Cinder by Marissa Meyer
My rating: 4 of 5 stars
Cinder is a gifted mechanic, treated as a second class citizen because she is a cyborg. While her planet is being ravaged by a plague, her country has a cyborg draft that allows for cyborgs to be used as test subjects in a futile attempt to find a cure for the plague that has killed countless people. When her path crosses with that of Prince Kai, Cinder's life is turned upside down as she works to hide her life as a cyborg from him and is blamed for every thing that continues to go wrong in her stepmother's life. As the stakes get higher, Cinder finally begins to learn the truth about where she came from and what role she has to play in the fate of the kingdom.
I tried reading this. And then I tried again.
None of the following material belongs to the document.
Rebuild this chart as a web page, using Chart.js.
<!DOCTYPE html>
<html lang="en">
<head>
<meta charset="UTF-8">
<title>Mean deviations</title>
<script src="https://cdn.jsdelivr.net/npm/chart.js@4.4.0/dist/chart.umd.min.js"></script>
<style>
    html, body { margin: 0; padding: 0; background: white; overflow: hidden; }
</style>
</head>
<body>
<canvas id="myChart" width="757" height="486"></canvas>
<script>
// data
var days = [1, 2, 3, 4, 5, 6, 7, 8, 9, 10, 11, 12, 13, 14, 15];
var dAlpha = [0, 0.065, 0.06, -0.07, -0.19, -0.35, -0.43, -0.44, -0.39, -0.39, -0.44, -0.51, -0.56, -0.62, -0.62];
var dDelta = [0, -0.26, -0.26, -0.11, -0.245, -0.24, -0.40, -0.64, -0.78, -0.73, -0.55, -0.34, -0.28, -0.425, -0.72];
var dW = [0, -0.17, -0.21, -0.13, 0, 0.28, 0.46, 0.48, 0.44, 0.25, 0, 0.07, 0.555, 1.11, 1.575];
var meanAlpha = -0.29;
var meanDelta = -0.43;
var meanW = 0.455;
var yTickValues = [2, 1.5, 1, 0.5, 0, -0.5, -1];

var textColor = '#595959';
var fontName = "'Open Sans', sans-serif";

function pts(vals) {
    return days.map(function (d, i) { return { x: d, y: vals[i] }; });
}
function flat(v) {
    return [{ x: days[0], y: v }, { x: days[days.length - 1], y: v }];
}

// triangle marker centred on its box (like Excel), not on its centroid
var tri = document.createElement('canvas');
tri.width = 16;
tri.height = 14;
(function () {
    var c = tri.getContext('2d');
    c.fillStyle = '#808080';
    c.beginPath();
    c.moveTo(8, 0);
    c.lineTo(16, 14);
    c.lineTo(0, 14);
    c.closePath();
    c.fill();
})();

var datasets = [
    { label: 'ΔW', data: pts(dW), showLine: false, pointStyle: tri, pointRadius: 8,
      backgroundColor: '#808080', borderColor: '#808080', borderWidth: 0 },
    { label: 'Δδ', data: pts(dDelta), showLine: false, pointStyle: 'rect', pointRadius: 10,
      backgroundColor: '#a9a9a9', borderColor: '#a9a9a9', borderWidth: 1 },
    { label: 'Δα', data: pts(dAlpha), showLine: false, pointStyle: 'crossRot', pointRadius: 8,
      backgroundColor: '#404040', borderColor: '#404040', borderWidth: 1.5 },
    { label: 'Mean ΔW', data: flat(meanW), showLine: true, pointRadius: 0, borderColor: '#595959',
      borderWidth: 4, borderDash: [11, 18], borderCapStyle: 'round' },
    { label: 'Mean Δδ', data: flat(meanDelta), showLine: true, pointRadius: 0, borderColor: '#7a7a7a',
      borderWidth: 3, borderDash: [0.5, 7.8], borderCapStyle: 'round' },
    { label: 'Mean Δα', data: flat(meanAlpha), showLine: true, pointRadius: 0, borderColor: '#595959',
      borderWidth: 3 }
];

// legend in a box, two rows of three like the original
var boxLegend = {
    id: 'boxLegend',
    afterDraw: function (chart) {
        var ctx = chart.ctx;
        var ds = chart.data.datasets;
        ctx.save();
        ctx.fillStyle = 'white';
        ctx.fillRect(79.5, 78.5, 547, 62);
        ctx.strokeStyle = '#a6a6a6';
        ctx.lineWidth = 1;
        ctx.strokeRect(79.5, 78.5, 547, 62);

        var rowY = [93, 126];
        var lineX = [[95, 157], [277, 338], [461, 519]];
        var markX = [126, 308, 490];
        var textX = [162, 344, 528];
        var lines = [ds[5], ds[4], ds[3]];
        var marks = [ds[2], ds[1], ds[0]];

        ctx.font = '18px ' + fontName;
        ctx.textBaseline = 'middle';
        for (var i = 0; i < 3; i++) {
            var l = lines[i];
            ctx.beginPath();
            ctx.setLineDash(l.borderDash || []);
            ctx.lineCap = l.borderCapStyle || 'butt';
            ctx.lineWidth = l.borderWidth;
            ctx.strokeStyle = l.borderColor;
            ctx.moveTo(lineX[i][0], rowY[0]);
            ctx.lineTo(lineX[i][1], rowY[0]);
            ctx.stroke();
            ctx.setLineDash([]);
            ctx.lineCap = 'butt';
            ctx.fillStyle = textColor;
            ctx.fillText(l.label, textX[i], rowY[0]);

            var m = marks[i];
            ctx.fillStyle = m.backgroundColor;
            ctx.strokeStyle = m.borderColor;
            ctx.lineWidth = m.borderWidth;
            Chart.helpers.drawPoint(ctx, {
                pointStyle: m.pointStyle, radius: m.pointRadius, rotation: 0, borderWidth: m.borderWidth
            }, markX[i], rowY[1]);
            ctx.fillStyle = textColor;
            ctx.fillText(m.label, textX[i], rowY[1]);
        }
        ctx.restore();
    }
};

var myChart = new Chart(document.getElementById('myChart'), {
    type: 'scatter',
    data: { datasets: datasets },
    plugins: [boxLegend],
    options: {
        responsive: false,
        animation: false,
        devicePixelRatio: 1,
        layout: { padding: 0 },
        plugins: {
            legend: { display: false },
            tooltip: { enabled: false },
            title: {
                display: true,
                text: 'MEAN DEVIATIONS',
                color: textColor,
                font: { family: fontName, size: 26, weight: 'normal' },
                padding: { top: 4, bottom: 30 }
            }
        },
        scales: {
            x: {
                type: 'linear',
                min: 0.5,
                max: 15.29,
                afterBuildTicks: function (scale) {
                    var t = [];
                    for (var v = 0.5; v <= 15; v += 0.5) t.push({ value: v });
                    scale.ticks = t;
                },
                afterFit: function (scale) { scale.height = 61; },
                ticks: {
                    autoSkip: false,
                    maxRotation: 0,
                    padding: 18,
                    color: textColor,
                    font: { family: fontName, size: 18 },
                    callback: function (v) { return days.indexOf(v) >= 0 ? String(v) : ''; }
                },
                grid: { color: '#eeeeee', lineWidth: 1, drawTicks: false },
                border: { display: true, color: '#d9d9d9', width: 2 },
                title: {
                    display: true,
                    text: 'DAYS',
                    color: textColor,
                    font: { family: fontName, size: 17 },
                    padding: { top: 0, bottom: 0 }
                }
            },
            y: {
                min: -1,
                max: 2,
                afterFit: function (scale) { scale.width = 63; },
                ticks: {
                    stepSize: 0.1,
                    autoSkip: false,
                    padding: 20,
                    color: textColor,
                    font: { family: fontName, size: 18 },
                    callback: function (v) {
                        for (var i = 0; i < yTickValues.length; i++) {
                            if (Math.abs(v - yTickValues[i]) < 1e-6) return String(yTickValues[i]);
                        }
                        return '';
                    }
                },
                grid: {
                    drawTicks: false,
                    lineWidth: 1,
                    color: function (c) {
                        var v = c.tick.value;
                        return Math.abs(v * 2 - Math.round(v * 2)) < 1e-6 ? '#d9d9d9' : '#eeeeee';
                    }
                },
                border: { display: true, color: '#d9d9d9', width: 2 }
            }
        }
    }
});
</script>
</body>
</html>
Somehow, I just didn't take the time to really sit down and get farther than 50 pages into this book. When I started reading Scarlet however, things changed. I thought Cinder was interesting in that book and I realized that it would be better for me to read book 1 so I could really appreciate where Cinder came from and how she'd grown as a character.
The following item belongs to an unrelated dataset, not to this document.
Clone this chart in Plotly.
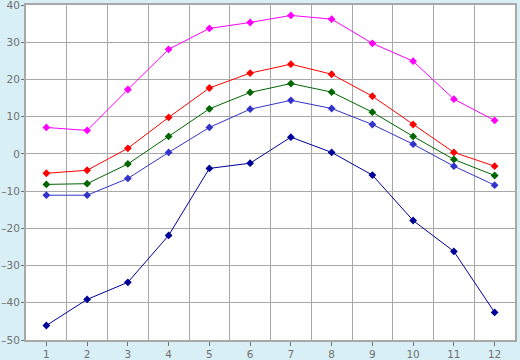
import plotly.graph_objects as go

months = [1, 2, 3, 4, 5, 6, 7, 8, 9, 10, 11, 12]
y_ticks = [-50, -40, -30, -20, -10, 0, 10, 20, 30, 40]
y_labels = ["–50", "–40", "–30", "–20", "–10", "0", "10", "20", "30", "40"]
s_max = [7.1, 6.3, 17.3, 28.1, 33.7, 35.3, 37.2, 36.2, 29.7, 24.9, 14.7, 9.0]
s_high = [-5.2, -4.4, 1.5, 9.8, 17.7, 21.7, 24.1, 21.4, 15.5, 7.9, 0.4, -3.3]
s_mean = [-8.2, -8.0, -2.7, 4.7, 12.1, 16.5, 18.9, 16.6, 11.2, 4.7, -1.5, -5.8]
s_low = [-11.1, -11.1, -6.6, 0.4, 7.1, 12.0, 14.4, 12.2, 7.9, 2.6, -3.3, -8.4]
s_min = [-46.1, -39.1, -34.5, -21.9, -3.9, -2.5, 4.5, 0.4, -5.7, -17.9, -26.2, -42.6]

series = [
    (s_max, "#ff00ff"),
    (s_high, "#ff0000"),
    (s_mean, "#006600"),
    (s_low, "#3333cc"),
    (s_min, "#000099"),
]

fig = go.Figure()
for vals, col in series:
    fig.add_trace(go.Scatter(
        x=months, y=vals, mode="lines+markers",
        line=dict(color=col, width=1),
        marker=dict(symbol="diamond", size=6, color=col),
        showlegend=False, hoverinfo="skip",
    ))

grid = "#a8a8a8"
fig.update_layout(
    width=520, height=360,
    margin=dict(l=26, r=5, t=5, b=20, autoexpand=False),
    paper_bgcolor="#d9eff6",
    plot_bgcolor="#ffffff",
    font=dict(family="DejaVu Sans", size=10.5, color="#707070"),
    xaxis=dict(
        range=[0.5, 12.5], tickmode="array", tickvals=months,
        ticktext=[str(m) for m in months],
        showgrid=False, ticks="outside", ticklen=4, tickcolor="#707070",
        showline=True, linecolor=grid, linewidth=2, mirror=True,
        zeroline=False, automargin=False,
        ticklabeloverflow="allow", ticklabelstandoff=-1,
        minor=dict(tick0=0.5, dtick=1, showgrid=True, gridcolor=grid, gridwidth=1, ticks=""),
        fixedrange=True,
    ),
    yaxis=dict(
        range=[-50, 40], tickmode="array", tickvals=y_ticks, ticktext=y_labels,
        showgrid=True, gridcolor=grid, gridwidth=1,
        ticks="outside", ticklen=3, tickcolor="#707070",
        showline=True, linecolor=grid, linewidth=2, mirror=True,
        zeroline=False, fixedrange=True, automargin=False,
        ticklabeloverflow="allow", ticklabelstandoff=-1,
    ),
)

fig.write_html("out.html", config={"displayModeBar": False},
               post_script="document.body.style.margin='0';")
I think for me, the issue I have is that I'm not a big fan of the story of Cinderella. It's just never really appealed to me as a story because of the horrible family life that Cinderella had with her stepmother and stepsisters and all of the abuse and the chores. I was really big with the whole "That's not fair!" thing as a kid and I've just never let that go when it comes to this story. As a result, I'm not quick to jump at the chance to read books influenced by it.
I did manage to get far enough in this book that the influence didn't matter as much. I was more interested in the fact that Cinder was a cyborg. I wanted to know what had happened to her, who made the decisions to save her life that way, why was she left with a family that hated her for being saved like that? I loved Iko, and Peony and I even started to think that Prince Kai was interesting enough when he struggled with his responsibilities trying to save his people from the plague and keeping a war from starting.
It's not the best book I've read by Marissa Meyer but it's better than the first few chapters suggest. Meyer was only getting started when it came to the twists she had in mind for this new world she'd created. It's worth reading Cinder just to see where everything started off and to appreciate how much everything has developed in the following books.